=== DATASET EXTRACT ===
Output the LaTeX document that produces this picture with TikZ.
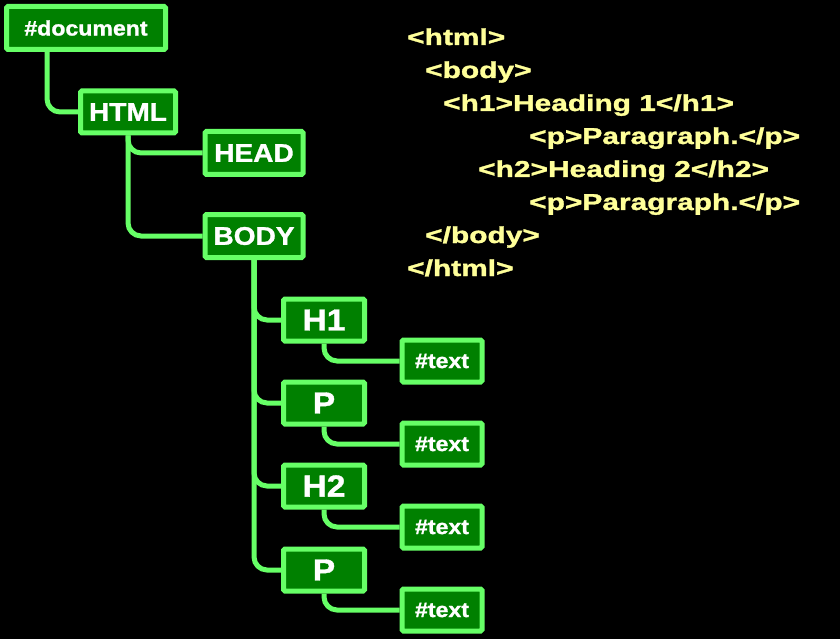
\documentclass[tikz,border=0pt]{standalone}
\usepackage{fontspec}
\setmainfont{Liberation Sans}
\newfontfamily\nodefont[FakeStretch=1.1,BoldFeatures={FakeBold=1.2}]{Liberation Sans}
\newfontfamily\codefont[FakeStretch=1.3,BoldFeatures={FakeBold=1.4}]{Liberation Sans}
\usetikzlibrary{backgrounds}
\definecolor{lgreen}{RGB}{102,255,102}
\definecolor{dgreen}{RGB}{0,128,0}
\definecolor{codey}{RGB}{255,255,153}
\begin{document}
\begin{tikzpicture}[x=1pt,y=-1pt,
  box/.style={draw=lgreen, fill=dgreen, line width=5pt, rounded corners=1.5pt, text=white, inner sep=0pt},
  small/.style={box, font=\nodefont\bfseries\fontsize{21}{24}\selectfont},
  mid/.style={box, font=\nodefont\bfseries\fontsize{25.5}{28}\selectfont},
  big/.style={box, font=\nodefont\bfseries\fontsize{30.5}{34}\selectfont},
  conn/.style={draw=lgreen, line width=5pt, rounded corners=13pt},
  code/.style={anchor=base west, text=codey, inner sep=0pt, font=\codefont\bfseries\fontsize{23}{26}\selectfont}]
\useasboundingbox (0,0) rectangle (840,639);
% tree nodes
\node[small, minimum width=159pt, minimum height=43pt] (doc) at (86,28) {\#document};
\node[mid, minimum width=95pt, minimum height=42pt] (html) at (128,112) {HTML};
\node[mid, minimum width=98pt, minimum height=43pt] (head) at (254,153) {HEAD};
\node[mid, minimum width=98pt, minimum height=43pt] (body) at (254,236) {BODY};
\node[big, minimum width=81pt, minimum height=42pt] (h1) at (324,320) {H1};
\node[big, minimum width=81pt, minimum height=42pt] (p1) at (324,403) {P};
\node[big, minimum width=81pt, minimum height=42pt] (h2) at (324,486) {H2};
\node[big, minimum width=81pt, minimum height=42pt] (p2) at (324,570) {P};
\node[small, minimum width=80pt, minimum height=42pt] (t1) at (442,361) {\#text};
\node[small, minimum width=80pt, minimum height=42pt] (t2) at (442,444) {\#text};
\node[small, minimum width=80pt, minimum height=42pt] (t3) at (442,527) {\#text};
\node[small, minimum width=80pt, minimum height=42pt] (t4) at (442,610) {\#text};
% code
\node[code] (c1) at (407,45) {<html>};
\node[code] (c2) at (425,78) {<body>};
\node[code] (c3) at (443,111) {<h1>Heading 1</h1>};
\node[code] (c4) at (529,144) {<p>Paragraph.</p>};
\node[code] (c5) at (478,177) {<h2>Heading 2</h2>};
\node[code] (c6) at (529,210) {<p>Paragraph.</p>};
\node[code] (c7) at (425,243) {</body>};
\node[code] (c8) at (407,276) {</html>};
\begin{pgfonlayer}{background}
\fill[black] (0,0) rectangle (840,639);
\draw[conn] ([xshift=43pt]doc.south west) |- (html.west);
\draw[conn] (html.south) |- (head.west);
\draw[conn] (html.south) |- (body.west);
\draw[conn] (body.south) |- (h1.west);
\draw[conn] (body.south) |- (p1.west);
\draw[conn] (body.south) |- (h2.west);
\draw[conn] (body.south) |- (p2.west);
\draw[conn] (h1.south) |- (t1.west);
\draw[conn] (p1.south) |- (t2.west);
\draw[conn] (h2.south) |- (t3.west);
\draw[conn] (p2.south) |- (t4.west);
\end{pgfonlayer}
\end{tikzpicture}
\end{document}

=== EXERCISE REQUIREMENTS ===
Transcribe each line above verbatim, with the pictures left out.

=== TASK OUTPUT ===
Output the LaTeX document that produces this picture with TikZ.
\documentclass[tikz,border=0pt]{standalone}
\usepackage{fontspec}
\setmainfont{Liberation Sans}
\newfontfamily\nodefont[FakeStretch=1.1,BoldFeatures={FakeBold=1.2}]{Liberation Sans}
\newfontfamily\codefont[FakeStretch=1.3,BoldFeatures={FakeBold=1.4}]{Liberation Sans}
\usetikzlibrary{backgrounds}
\definecolor{lgreen}{RGB}{102,255,102}
\definecolor{dgreen}{RGB}{0,128,0}
\definecolor{codey}{RGB}{255,255,153}
\begin{document}
\begin{tikzpicture}[x=1pt,y=-1pt,
  box/.style={draw=lgreen, fill=dgreen, line width=5pt, rounded corners=1.5pt, text=white, inner sep=0pt},
  small/.style={box, font=\nodefont\bfseries\fontsize{21}{24}\selectfont},
  mid/.style={box, font=\nodefont\bfseries\fontsize{25.5}{28}\selectfont},
  big/.style={box, font=\nodefont\bfseries\fontsize{30.5}{34}\selectfont},
  conn/.style={draw=lgreen, line width=5pt, rounded corners=13pt},
  code/.style={anchor=base west, text=codey, inner sep=0pt, font=\codefont\bfseries\fontsize{23}{26}\selectfont}]
\useasboundingbox (0,0) rectangle (840,639);
% tree nodes
\node[small, minimum width=159pt, minimum height=43pt] (doc) at (86,28) {\#document};
\node[mid, minimum width=95pt, minimum height=42pt] (html) at (128,112) {HTML};
\node[mid, minimum width=98pt, minimum height=43pt] (head) at (254,153) {HEAD};
\node[mid, minimum width=98pt, minimum height=43pt] (body) at (254,236) {BODY};
\node[big, minimum width=81pt, minimum height=42pt] (h1) at (324,320) {H1};
\node[big, minimum width=81pt, minimum height=42pt] (p1) at (324,403) {P};
\node[big, minimum width=81pt, minimum height=42pt] (h2) at (324,486) {H2};
\node[big, minimum width=81pt, minimum height=42pt] (p2) at (324,570) {P};
\node[small, minimum width=80pt, minimum height=42pt] (t1) at (442,361) {\#text};
\node[small, minimum width=80pt, minimum height=42pt] (t2) at (442,444) {\#text};
\node[small, minimum width=80pt, minimum height=42pt] (t3) at (442,527) {\#text};
\node[small, minimum width=80pt, minimum height=42pt] (t4) at (442,610) {\#text};
% code
\node[code] (c1) at (407,45) {<html>};
\node[code] (c2) at (425,78) {<body>};
\node[code] (c3) at (443,111) {<h1>Heading 1</h1>};
\node[code] (c4) at (529,144) {<p>Paragraph.</p>};
\node[code] (c5) at (478,177) {<h2>Heading 2</h2>};
\node[code] (c6) at (529,210) {<p>Paragraph.</p>};
\node[code] (c7) at (425,243) {</body>};
\node[code] (c8) at (407,276) {</html>};
\begin{pgfonlayer}{background}
\fill[black] (0,0) rectangle (840,639);
\draw[conn] ([xshift=43pt]doc.south west) |- (html.west);
\draw[conn] (html.south) |- (head.west);
\draw[conn] (html.south) |- (body.west);
\draw[conn] (body.south) |- (h1.west);
\draw[conn] (body.south) |- (p1.west);
\draw[conn] (body.south) |- (h2.west);
\draw[conn] (body.south) |- (p2.west);
\draw[conn] (h1.south) |- (t1.west);
\draw[conn] (p1.south) |- (t2.west);
\draw[conn] (h2.south) |- (t3.west);
\draw[conn] (p2.south) |- (t4.west);
\end{pgfonlayer}
\end{tikzpicture}
\end{document}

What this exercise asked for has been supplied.